The number of species of butterfly identified during the ten week period were very similar; 17 in 2017 and 15 in 2018. The most voluminous species for 2017 was the Meadow Brown and Ringlet. This remains the case in 2018 for the Meadow Brown but is no longer the case for the Ringlet (see note* below). Interestingly, however, there have been noticeable changes in the actual numbers recorded for each species.
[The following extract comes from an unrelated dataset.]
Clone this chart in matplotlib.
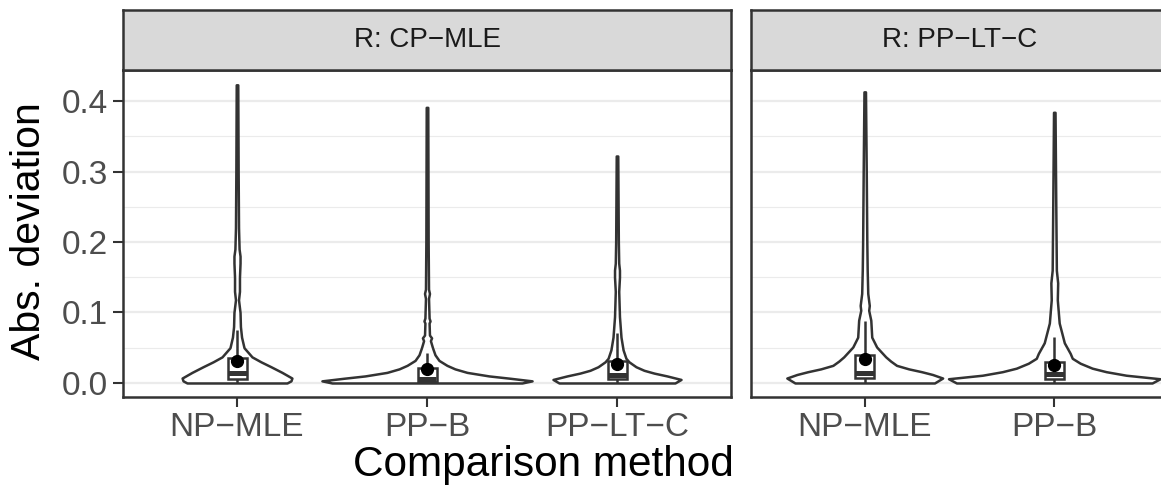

Speckled Wood. Photo by Steve Turner

Speckled Wood. Photo by Steve Turner

Significant gains in numbers have been recorded in 2018 for certain species of butterflies:

Large White: 2017 – 38 / 2018- 139
Small White: 2017 – 16 / 2018 – 49
Common Blue: 2017 – 8 / 2018 – 22
Meadow Brown: 2017 – 327 / 2018 – 435

In contrast, these gains have been offset by some notable losses in 2018:

Small Skipper: 2017 – 29 / 2018 – 1
Ringlet*: 2017 – 148 / 2018 – 26
Marbled White: 2017 – 5 / 2018 – 0

There have also been fewer Small Tortoiseshell, Peacock and Painted Lady sightings so far in 2018.

Some conclusions

The reasons for the increase in the numbers of some species recorded and the decline in others are as yet unclear. There is some speculation that the unusually cold spring may have impacted on the hibernation periods of caterpillars and in turn the butterfly chrysalis stage but as yet I’m not aware of any clearly evidenced reasons for these changes. More information may be available by the end of the season in October when a more detailed analysis may be possible. I may get some more information from Butterfly Conservation in due course.
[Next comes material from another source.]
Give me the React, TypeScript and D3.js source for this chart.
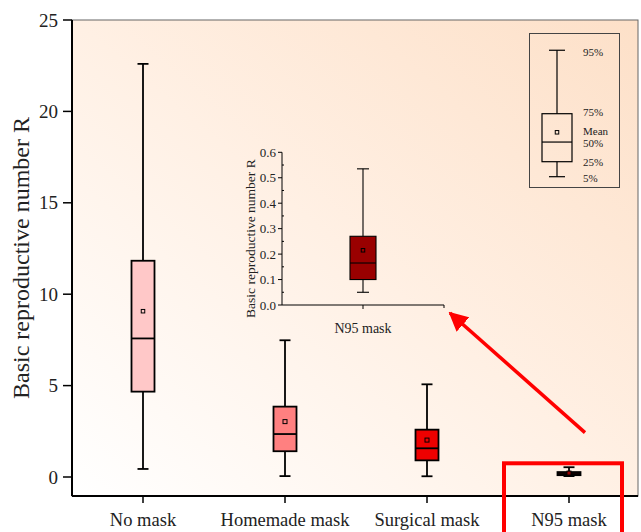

These totals continue to be distributed across transects in a very uneven way – the largest numbers (2018 analysis pending – over 90% during the 2017 June-Sept period) were recorded along the field margins and the track dissecting the field. Very few (2018 analysis pending – less than 7% during the 2017 June-Sept season) were found along the rows of recently planted trees. Butterflies recorded in these locations continue to appear to be ‘in transit’ rather than to be feeding specifically along and within the tree belts.

It was noticeable that in 2017 butterflies were not particularly attracted to the flowering clover in the broad agricultural strips. This appears to be less the case in 2018, when numerous butterflies of varied species (but particularly the Meadow Brown) were seen to be feeding on the clover crop. These flowers continue to remain hugely attractive to a vast number and type of bees and a variety of moths (including the Silver Y moth) once again shelter within the clover foliage.

The clover crop continues to be particularly invasive, both within the individual tree belts and the wildflower habitats of the field margins. This may have implications for food sources for butterflies in subsequent years. The suggestion still applies that it may be mutually beneficial, both in terms of the future productivity of the fruit trees and the improvement of the butterfly feeding habitat, to consider under-planting a mix of wildflowers to attract pollinators. This would probably have resource and maintenance implications for the various agro-forestry partners.